Huzzah for publish or perish!

ijij

But, but, these guys are Professional Scientists ....

What could possibly go wrong?

dkf

@ijij said:

What could possibly go wrong?

Do you want a map?

ijij

@dkf said:

Do you want a map?

It'll have to be digital....

Folding that bad-boy to fit in my glove-box... not gonna happen.

Steve_The_Cynic

Let me summarise the essential point of the paper:

If your chosen algorithm is horrible, your program will perform badly.

There, did I do it well?

powerlord

For a summary, sure. For an actual article, you'll have to write code and measure its performance.

Actually, I think they did the hard part of that for (writing deliberately bad code).

Eldelshell

If I now write a paper debunking this crap, does it make it to be some scientific research paper? I could even add it to my LinkedIn profile!

BTW, I would probably use this title for the paper.

TheCPUWizard

@powerlord said:

Actually, I think they did the hard part of that for (writing deliberately bad code).

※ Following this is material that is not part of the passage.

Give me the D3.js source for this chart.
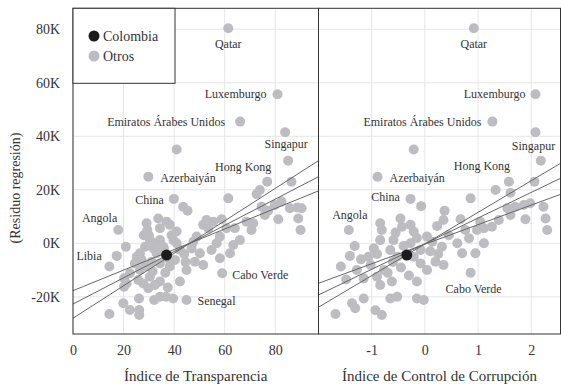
<!DOCTYPE html>
<html>
<head>
<meta charset="utf-8">
<script src="https://cdn.jsdelivr.net/npm/d3@7"></script>
<style>
  body { margin: 0; background: #fff; }
  text { font-family: "Liberation Serif", "Times New Roman", serif; fill: #333; }
</style>
</head>
<body>
<div id="grafico"></div>
<script>
// ticks
var ticksTransp = [0, 20, 40, 60, 80];
var ticksControl = [-1, 0, 1, 2];
var ticksResiduo = [-20, 0, 20, 40, 60, 80];

// paises con etiqueta: [nombre, indice transparencia, residuo (K)]
var paisesTransp = [
  ["Qatar", 61.4, 80.4], ["Luxemburgo", 80.9, 55.7], ["Emiratos Árabes Unidos", 66.1, 45.5],
  ["Singapur", 83.9, 41.5], ["Hong Kong", 76.8, 23.0], ["Azerbaiyán", 29.8, 24.9],
  ["China", 39.9, 16.6], ["Angola", 17.9, 5.0], ["Libia", 17.3, -4.7],
  ["Senegal", 44.9, -21.2], ["Cabo Verde", 59.0, -11.2]
];
// [nombre, control de corrupcion, residuo (K)]
var paisesControl = [
  ["Qatar", 0.92, 80.4], ["Luxemburgo", 2.08, 55.7], ["Emiratos Árabes Unidos", 1.27, 45.5],
  ["Singapur", 2.08, 41.5], ["Hong Kong", 1.58, 23.0], ["Azerbaiyán", -0.89, 24.9],
  ["China", -0.27, 16.6], ["Angola", -1.43, 5.0], ["Cabo Verde", 0.86, -11.0]
];

// resto de paises
var otrosTransp = [
  [41.0, 35.1], [43.6, 13.7], [45.3, 12.2], [20.9, -1.3], [14.4, -8.7], [20.2, -13.1], [20.2, -16.2],
  [26.1, -20.6], [19.9, -22.4], [22.5, -24.9], [14.4, -26.4], [26.2, -24.9], [26.2, -26.8],
  [32.1, -21.2], [34.4, -20.0], [36.8, -20.0], [39.6, -20.6],
  [29.1, 7.5], [33.7, 9.3], [37.0, 8.1], [38.3, 6.9], [29.4, 5.0], [34.4, 5.6], [41.0, 4.4],
  [52.8, 8.7], [55.5, 8.1], [58.8, 9.0], [51.5, 6.9], [53.5, 5.6], [60.7, 5.6], [64.0, 5.6],
  [68.6, 8.1], [71.3, 7.5], [70.6, 5.0], [66.0, 1.2], [63.4, -0.6], [58.1, 2.5], [56.8, 0.0],
  [54.8, -2.5], [62.1, -3.7], [58.1, -5.6], [48.9, 2.5], [47.6, 0.6], [46.9, -1.9], [50.2, -3.7],
  [48.2, -6.9], [51.5, -8.1], [44.9, -10.0], [42.3, -14.3], [34.4, -14.3], [30.4, -12.5],
  [27.8, -15.0], [25.8, -13.7], [26.5, -10.0], [27.1, -6.2], [26.5, -3.7], [28.5, -1.3],
  [30.4, 1.2], [32.4, 0.0], [34.4, 1.2], [35.7, -1.3], [33.1, -3.7], [31.1, -6.9], [34.4, -7.5],
  [38.3, -8.7], [40.3, -6.2], [42.3, -2.5], [41.0, 0.0], [39.7, 1.2], [25.2, -5.0], [24.5, -7.5],
  [22.5, -11.2], [21.2, -15.0], [29.8, -16.8], [32.4, -15.6], [36.0, -2.0], [38.0, -6.0],
  [32.0, -2.0], [30.0, 3.0], [44.0, -4.0], [39.0, 3.0], [28.0, 3.0], [36.5, -11.0], [31.5, -10.5],
  [44.5, -7.0], [29.0, -8.5], [37.5, -16.5],
  [73.9, 19.9], [72.6, 18.4], [74.6, 13.7], [77.2, 12.2], [79.8, 14.3], [82.5, 15.6],
  [85.8, 13.1], [88.7, 13.4], [90.4, 13.1], [75.9, 10.6], [81.2, 9.0], [89.1, 9.3], [90.0, 5.0],
  [61.4, 16.8], [86.4, 23.0], [85.1, 30.9]
];
var otrosControl = [
  [2.18, 30.9], [-0.21, 35.1], [1.33, 19.9], [1.61, 18.9], [2.06, 23.0], [0.86, 16.8],
  [-0.07, 13.9], [0.37, 12.2], [0.35, 8.7], [0.67, 9.0], [0.23, 6.5], [0.76, 5.0],
  [1.55, 13.1], [1.70, 13.7], [1.86, 14.3], [1.98, 15.0], [2.23, 13.7], [2.27, 9.3], [2.30, 5.0],
  [1.61, 10.6], [1.89, 9.0], [1.39, 8.7], [1.26, 6.2], [1.11, 5.6], [0.98, 5.0], [1.04, 8.1],
  [-1.32, -1.0], [-1.41, -4.7], [-1.58, -8.7], [-1.48, -13.5], [-1.68, -26.4], [-1.37, -22.4],
  [-1.31, -24.3], [-1.15, -20.6], [-0.93, -25.0], [-0.81, -26.8], [-0.65, -20.6], [-0.52, -20.0],
  [-0.15, -20.6], [-0.02, -21.2], [-0.15, -14.3],
  [-0.84, 7.5], [-0.81, 5.0], [-0.46, 9.3], [-0.43, 6.2], [-0.27, 6.9], [-0.21, 4.4],
  [0.04, 2.5], [0.14, 0.6], [0.32, -1.3], [0.61, 0.0], [0.70, -3.7], [0.95, -3.7], [1.11, 0.0],
  [0.83, 1.9], [-0.84, 1.2], [-0.96, -1.9], [-1.06, -5.0], [-0.59, 1.2], [-0.65, -2.5],
  [-0.52, -5.0], [-1.02, -8.1], [-0.77, -10.0], [-0.90, -12.5], [-0.62, -14.3], [-0.84, -15.6],
  [-1.15, -13.1], [-0.08, -7.5], [0.04, -10.0], [0.20, -6.9], [0.35, -8.1], [-0.21, -5.0],
  [-0.08, -2.5], [-0.27, 0.0], [-1.28, -10.0],
  [-0.70, -11.0], [-0.45, -9.0], [-0.30, -12.0], [0.10, -3.0], [0.45, 3.0], [-0.55, 4.0],
  [-1.20, -6.0], [-0.90, -4.0], [0.25, -4.0], [-0.40, -1.0], [-0.60, -7.0], [-0.15, 2.0]
];

var colombiaTransp = [37.0, -4.4];
var colombiaControl = [-0.34, -4.4];

// rectas de ajuste: [x0, y0, x1, y1]
var rectasTransp = [[0, -22.7, 97.1, 24.9], [0, -17.7, 97.1, 19.6], [0, -28.0, 97.1, 30.9]];
var rectasControl = [[-2.0, -19.3, 2.55, 24.3], [-2.0, -14.95, 2.55, 18.3], [-2.0, -23.9, 2.55, 29.9]];

// --------------------------------------------------------------
var W = 561, H = 384;
var top_ = 8.3, bottom_ = 334;

var svg = d3.select("#grafico").append("svg")
  .attr("width", W).attr("height", H);

var y = d3.scaleLinear().domain([-33.9, 87.85]).range([bottom_, top_]);

// posicion de etiquetas (dx, dy, anchor)
var posTransp = {
  "Qatar": [0, 20, "middle"], "Luxemburgo": [-11, 4, "end"], "Emiratos Árabes Unidos": [-15, 4, "end"],
  "Singapur": [1, 16, "middle"], "Hong Kong": [-24, -11, "middle"], "Azerbaiyán": [12, 5, "start"],
  "China": [-10, 5, "end"], "Angola": [-1, -8, "end"], "Libia": [-15, 4.5, "end"],
  "Senegal": [11, 4.5, "start"], "Cabo Verde": [10, 5.5, "start"]
};
var posControl = {
  "Qatar": [0, 20, "middle"], "Luxemburgo": [-10, 4, "end"], "Emiratos Árabes Unidos": [-11, 4, "end"],
  "Singapur": [-2, 18, "middle"], "Hong Kong": [-27, -12, "middle"], "Azerbaiyán": [12, 5, "start"],
  "China": [-10.7, 2, "end"], "Angola": [1, -11, "middle"], "Cabo Verde": [3, 20, "middle"]
};

function panel(x0, x1, dominio, ticks, fmt, paises, otros, colombia, rectas, pos, titulo) {
  var x = d3.scaleLinear().domain(dominio).range([x0, x1]);
  var g = svg.append("g");

  // grid
  g.selectAll(".gv").data(ticks).enter().append("line")
    .attr("x1", function (d) { return x(d) }).attr("x2", function (d) { return x(d) })
    .attr("y1", top_).attr("y2", bottom_)
    .attr("stroke", "#e6e6e6").attr("stroke-width", 1);
  g.selectAll(".gh").data(ticksResiduo).enter().append("line")
    .attr("x1", x0).attr("x2", x1)
    .attr("y1", function (d) { return y(d) }).attr("y2", function (d) { return y(d) })
    .attr("stroke", "#e6e6e6").attr("stroke-width", 1);

  // puntos
  var todos = otros.concat(paises.map(function (p) { return [p[1], p[2]] }));
  g.selectAll(".pt").data(todos).enter().append("circle")
    .attr("cx", function (d) { return x(d[0]) })
    .attr("cy", function (d) { return y(d[1]) })
    .attr("r", 5)
    .attr("fill", "#bdbdc1");

  // rectas
  g.selectAll(".rc").data(rectas).enter().append("line")
    .attr("x1", function (d) { return x(d[0]) }).attr("y1", function (d) { return y(d[1]) })
    .attr("x2", function (d) { return x(d[2]) }).attr("y2", function (d) { return y(d[3]) })
    .attr("stroke", "#666").attr("stroke-width", 1);

  // colombia
  g.append("circle")
    .attr("cx", x(colombia[0])).attr("cy", y(colombia[1]))
    .attr("r", 5.5).attr("fill", "#1c1c1c");

  // etiquetas
  g.selectAll(".lb").data(paises).enter().append("text")
    .attr("x", function (d) { return x(d[1]) + pos[d[0]][0] })
    .attr("y", function (d) { return y(d[2]) + pos[d[0]][1] })
    .attr("text-anchor", function (d) { return pos[d[0]][2] })
    .attr("font-size", 12)
    .text(function (d) { return d[0] });

  // marco
  g.append("rect")
    .attr("x", x0).attr("y", top_).attr("width", x1 - x0).attr("height", bottom_ - top_)
    .attr("fill", "none").attr("stroke", "#333").attr("stroke-width", 1);

  // eje x
  var ax = svg.append("g")
    .attr("transform", "translate(0," + (bottom_ + 8) + ")")
    .call(d3.axisBottom(x).tickValues(ticks).tickSize(0).tickFormat(fmt));
  ax.select(".domain").remove();
  ax.selectAll("text").attr("font-size", 14).attr("fill", "#333")
    .style("font-family", "Liberation Serif");

  svg.append("text")
    .attr("x", (x0 + x1) / 2).attr("y", 381)
    .attr("text-anchor", "middle").attr("font-size", 15)
    .text(titulo);
}

panel(73, 318.5, [0, 97.1], ticksTransp, d3.format("d"), paisesTransp, otrosTransp,
  colombiaTransp, rectasTransp, posTransp, "Índice de Transparencia");
panel(318.5, 560.5, [-2.0, 2.55], ticksControl, function (d) { return d3.format("d")(d).replace("−", "-") },
  paisesControl, otrosControl, colombiaControl, rectasControl, posControl, "Índice de Control de Corrupción");

// eje y
var ay = svg.append("g")
  .attr("transform", "translate(" + 63 + ",0)")
  .call(d3.axisLeft(y).tickValues(ticksResiduo).tickSize(0)
    .tickFormat(function (d) { return d + "K" }));
ay.select(".domain").remove();
ay.selectAll("text").attr("font-size", 14).attr("fill", "#333")
  .style("font-family", "Liberation Serif");

svg.append("text")
  .attr("transform", "translate(20,188) rotate(-90)")
  .attr("text-anchor", "middle").attr("font-size", 14)
  .text("(Residuo regresión)");

// leyenda
var ley = svg.append("g");
ley.append("rect")
  .attr("x", 73).attr("y", top_).attr("width", 102).attr("height", 75)
  .attr("fill", "#fff").attr("stroke", "#333").attr("stroke-width", 1);
var itemsLeyenda = [["Colombia", "#1c1c1c"], ["Otros", "#bdbdc1"]];
itemsLeyenda.forEach(function (it, i) {
  ley.append("circle").attr("cx", 94).attr("cy", 36 + i * 20).attr("r", 5.5).attr("fill", it[1]);
  ley.append("text").attr("x", 103).attr("y", 41 + i * 20).attr("font-size", 14).text(it[0]);
});
</script>
</body>
</html>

Not agreeing with the premise that they deliberately wrote bad code [I have no knowledge]...But I will attest that writing bad code is actually harder than it looks. Over the years I have produced training material on improving code (not just performance, but that is the relevant part). Sure, there are certain types of code that are obviously crap, but the much more important is that which looks good at first glance, coupled with something that looks better - and then having the exact opposite turn out to be the reality.